4/IV. Умер Давыдов. Дед Щукарь оплакал его и "врага" своего Нагульнова скупыми, едкими старческими слезами и сразу поник, похилился, как старый жилистый ясень, не выдержавший, наконец, буйного ночного шквала...
... За окнами ранняя ноябрьская дальневосточная темь. Керосиновая деситилинейка; сквозь закопчённое с одной стороны стекло, -- верхняя часть отбита, -- скупо пробивается свет, слабо освещающий лишь небольшой круг сгрудившихся у столба, на котором висит лампа, стриженых голов и обветренных лиц. Дальше всё теряется во всё более сгущающимся к углам сумраке -- и двухэтажные нары, с тесно, впритык, уложенными матрасами, обвёрнутыми сверху серыми грубосуконными одеялами, столик дневального у входа, пирамида с винтовками и шашками. Стоя под лампой, читаю вслух. До отбоя ещё минут тридцать. Тишина. Лишь слышен еле сдерживаемый простуженный кашель. Кашляют много, но, как замечаю, стараются соблюдать очередь. Вдруг тишина прерывается хохотом из многих глоток. "Здорово ему вкрутили!", -- восторженно кричит Агафонов. Он мал ростом, коренаст, плечист и почти неграмотен, ничего не читает и яркая картина, нарисованная мастером слова, как живая стоит перед ним. "Купил рысака!", -- вскрикивает он, стараясь сквозь смех удержать наружный кашель.

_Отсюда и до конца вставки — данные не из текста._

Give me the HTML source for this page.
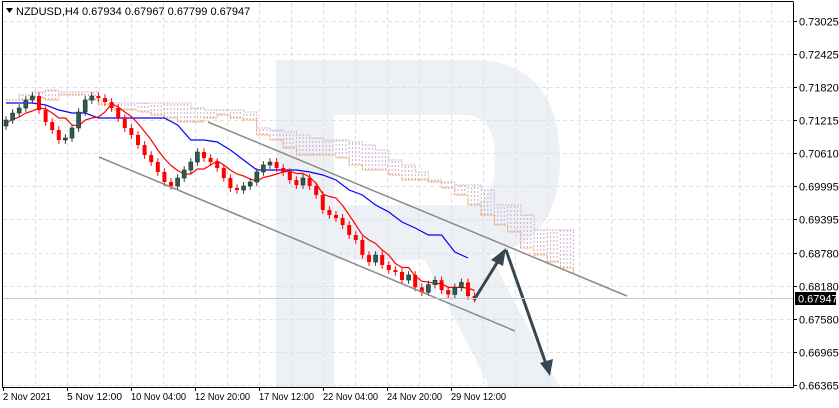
<!DOCTYPE html>
<html><head><meta charset="utf-8"><style>
html,body{margin:0;padding:0;background:#fff;}
svg{display:block;font-family:"Liberation Sans",sans-serif;}
</style></head><body>
<svg id="chart" width="839" height="408" viewBox="0 0 839 408" xmlns="http://www.w3.org/2000/svg">
<g id="watermark" fill="#edf1f6">
<rect x="276" y="60" width="58" height="328"/>
<path d="M334 60 H470 Q560 60 560 160 Q560 240 490 255 L560 388 H490 L425 260 H334 V205 H465 Q495 205 495 160 Q495 115 465 115 H334 Z"/>
</g>
<g id="grid"></g>
<g id="cloud"></g>
<g id="lines"></g>
<g id="candles"></g>
<line x1="208" y1="122" x2="627" y2="296" stroke="#8a8a8a" stroke-width="1.5"/>
<line x1="99" y1="157" x2="515" y2="331" stroke="#8a8a8a" stroke-width="1.5"/>
<g stroke="#37474f" stroke-width="3" fill="#37474f">
<line x1="474" y1="300" x2="500" y2="258"/>
<polygon points="506,248 491,260 503,266" stroke="none"/>
<line x1="506" y1="250" x2="546" y2="364"/>
<polygon points="550,376 540,363 553,359" stroke="none"/>
</g>
<line id="pline" x1="2" x2="793" stroke="#c8c8c8" stroke-width="1"/>
<g id="frame" fill="none" stroke="#000">
<line x1="2.5" y1="2" x2="2.5" y2="387.5"/>
<line x1="2" y1="387.5" x2="793.5" y2="387.5"/>
<line x1="793.5" y1="2" x2="793.5" y2="387.5"/>
<line x1="2" y1="1.5" x2="793.5" y2="1.5"/>
</g>
<g id="yaxis" font-size="11" fill="#000"></g>
<g id="xaxis" font-size="10" fill="#000"></g>
<text x="16" y="15" font-size="11">NZDUSD,H4  0.67934 0.67967 0.67799 0.67947</text>
<polygon points="6,8 13,8 9.5,13" fill="#000"/>
</svg>
<script>
const priceTicks=[0.73025,0.72425,0.71820,0.71215,0.70610,0.69995,0.69395,0.68780,0.68180,0.67580,0.66965,0.66365];
const timeLabels=["2 Nov 2021","5 Nov 12:00","10 Nov 04:00","12 Nov 20:00","17 Nov 12:00","22 Nov 04:00","24 Nov 20:00","29 Nov 12:00"];
const closes=[0.71209,0.71337,0.71429,0.71575,0.71648,0.71392,0.71173,0.71026,0.70844,0.70880,
0.71063,0.71355,0.71575,0.71648,0.71611,0.71538,0.71429,0.71246,0.71063,0.70935,
0.70752,0.70569,0.70441,0.70259,0.70076,0.70003,0.70149,0.70295,0.70441,0.70624,
0.70515,0.70441,0.70332,0.70149,0.69966,0.69930,0.70003,0.70076,0.70259,0.70387,
0.70441,0.70332,0.70259,0.70112,0.70021,0.70149,0.70003,0.69838,0.69564,0.69473,
0.69418,0.69290,0.69107,0.69016,0.68741,0.68613,0.68741,0.68559,0.68467,0.68431,
0.68284,0.68376,0.68150,0.68060,0.68200,0.68280,0.68100,0.68020,0.68150,0.68240,
0.67992,0.67947];
const firstOpen=0.71100;
const currentPrice=0.67947;
// Kijun-sen, sampled every 2 candles
const kijun=[0.71520,0.71520,0.71520,0.71483,0.71392,0.71337,0.71337,0.71246,0.71246,0.71246,
0.71246,0.71246,0.71246,0.71118,0.70844,0.70844,0.70807,0.70661,0.70478,0.70295,
0.70295,0.70295,0.70295,0.70259,0.70204,0.70112,0.69930,0.69838,0.69656,0.69527,
0.69345,0.69235,0.69107,0.69107,0.68796,0.68687];
// Senkou span B (cloud top), sampled every 2 candles
const spanB=[0.71575,0.71666,0.71721,0.71758,0.71721,0.71721,0.71721,0.71575,0.71520,0.71520,
0.71520,0.71520,0.71520,0.71520,0.71429,0.71392,0.71392,0.71392,0.71355,0.71063,
0.71026,0.70990,0.70935,0.70880,0.70844,0.70844,0.70807,0.70752,0.70661,0.70478,
0.70387,0.70259,0.70112,0.70076,0.70021,0.70021,0.69930,0.69656,0.69656,0.69473,
0.69198,0.69198,0.69198,0.69162];
// Senkou span A (cloud bottom), sampled every 2 candles
const spanA=[0.71575,0.71575,0.71611,0.71575,0.71666,0.71666,0.71575,0.71483,0.71392,0.71392,
0.71355,0.71301,0.71246,0.71173,0.71173,0.71246,0.71301,0.71246,0.71209,0.70935,
0.70844,0.70697,0.70569,0.70569,0.70569,0.70515,0.70387,0.70295,0.70295,0.70204,
0.70112,0.70112,0.70076,0.69966,0.69838,0.69656,0.69473,0.69290,0.69162,0.68869,
0.68741,0.68613,0.68504,0.68412];
const NS="http://www.w3.org/2000/svg";
function py(p){return 385-(p-0.66365)*5470;}
function cx(i){return 6+i*6.6;}
function mk(tag,attrs,parent){const e=document.createElementNS(NS,tag);for(const k in attrs)e.setAttribute(k,attrs[k]);parent.appendChild(e);return e;}
const grid=document.getElementById('grid'),ya=document.getElementById('yaxis'),xa=document.getElementById('xaxis');
priceTicks.forEach((p,i)=>{
  const y=Math.round(py(p))+0.5;
  const l=mk('line',{x1:3,x2:793,y1:y,y2:y,stroke:'#e0e0e0','stroke-dasharray':'4,3'},grid);
  
  
  mk('line',{x1:793,x2:797,y1:y,y2:y,stroke:'#000'},ya);
  const t=mk('text',{x:799,y:y+4},ya);t.textContent=p.toFixed(5);
  
  
});
for(let x=35;x<793;x+=32){
  const l=mk('line',{x1:Math.round(x)+0.5,x2:Math.round(x)+0.5,y1:3,y2:387,stroke:'#e0e0e0','stroke-dasharray':'4,3'},grid);
  
  
}
timeLabels.forEach((s,i)=>{
  const x=3+i*64;
  const t=mk('text',{x:x,y:400,textLength:s.length>10?55:48,lengthAdjust:'spacingAndGlyphs'},xa);t.textContent=s;
  
  
  mk('line',{x1:x+0.5,x2:x+0.5,y1:387,y2:391,stroke:'#000'},xa);
});
const n=closes.length;
const opens=closes.map((c,i)=>i?closes[i-1]:firstOpen);
const highs=closes.map((c,i)=>Math.max(c,opens[i])+0.0007);
const lows=closes.map((c,i)=>Math.min(c,opens[i])-0.0007);
const cg=document.getElementById('candles');
for(let i=0;i<n;i++){
  const x=cx(i),o=opens[i],c=closes[i],bull=c>=o;
  const col=bull?'#2f5a52':'#ff0000';
  const w=mk('line',{x1:x,x2:x,y1:py(highs[i]),y2:py(lows[i]),stroke:bull?'#2f3e3a':'#ff0000'},cg);
  
  
  const top=py(Math.max(o,c)),h=Math.max(1,Math.abs(py(o)-py(c)));
  const r=mk('rect',{x:x-2,y:top,width:4,height:h,fill:col,stroke:bull?'#24332f':'none','stroke-width':0.6},cg);
  
  
}
const tenkan=[];
for(let i=0;i<n;i++){const s=Math.max(0,i-4);tenkan.push((Math.max(...highs.slice(s,i+1))+Math.min(...lows.slice(s,i+1)))/2);}
const lg=document.getElementById('lines');
function sx(j){return 6+j*13.2;}
function stepPath(arr,xf,color,name,w,dash){
  let d='';arr.forEach((v,i)=>{const x=xf(i),y=py(v).toFixed(1);d+=i?('H'+x.toFixed(1)+'V'+y):('M'+x.toFixed(1)+' '+y);});
  const p=mk('path',{d:d,fill:'none',stroke:color,'stroke-width':w},lg);
  if(dash)p.setAttribute('stroke-dasharray',dash);
  
  
}
function linePath(arr,xf,color,name,w){
  let d='';arr.forEach((v,i)=>{d+=(i?'L':'M')+xf(i).toFixed(1)+' '+py(v).toFixed(1);});
  const p=mk('path',{d:d,fill:'none',stroke:color,'stroke-width':w},lg);
  
  
}
const clg=document.getElementById('cloud');
for(let j=0;j<spanA.length;j++){
  for(let k=0;k<4;k++){
    const x=sx(j)+k*3.3;
    if(x>575)break;
    const l=mk('line',{x1:x,x2:x,y1:py(spanA[j]),y2:py(spanB[j]),stroke:'#cdb0cd','stroke-dasharray':'2,2'},clg);
    
    
  }
}
stepPath(spanB,sx,'#d0b4d0','senkou-span-b',1,'2,1');
stepPath(spanA,sx,'#f4a460','senkou-span-a',1,'2,1');
linePath(kijun,sx,'#0000ff','kijun-sen',1.2);
linePath(tenkan,cx,'#ff0000','tenkan-sen',1.2);
const pl=document.getElementById('pline');const yy=Math.round(py(currentPrice))+0.5;
pl.setAttribute('y1',yy);pl.setAttribute('y2',yy);
const bx=mk('rect',{x:795,y:yy-6.5,width:41,height:13,fill:'#000'},ya);


const bt=mk('text',{x:798,y:yy+4,fill:'#fff'},ya);bt.textContent=currentPrice.toFixed(5);


</script>
</body></html>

Над неудачной покупкой деда Щукаря смеются все. Горькое изумление деда Щукаря, увидевшего вместо доброго рысака, которого он купил на ярмарке, старую еле бредущую клячу и последующее его объяснение этого "чуда" потрясает эскадрон до глубины души. И мы, уже свыкшиеся со своими конями, знающие их от копыт до чёлки над глазами, смеемся над душевной простотой, такой редкой в деревне, Щукаря. А ласковая теплота, с которой слушает Давыдов злоключения деда, ещё сильнее привязывает всех нас к этому бывшему матросу и слесарю. В суровом молчании перед эскадроном проходили трудные минуты Давыдова. Вот бабы избивают его, требуя ключи от общественного амбара, где хранится семенное зерно; жить ему осталось немного, считанные минуты, а он, улыбаясь окровавленными губами, весёлыми глазами, смотря на разъярённых, потерявших голову женщин, шутками отвечает на их вопросы...
... И вот Давыдов убит. Простроченный из пулемёта, он трудно, как и жил, умирал. И потерю Давыдова переживал как потерю живого человека. Вспоминая картину его смерти, чувствовал комок в горле. Его, щербатого, нет среди людей. В книгах много смертей. Над смертью Давыдова плакал, как над смертью очень близкого человека, друга.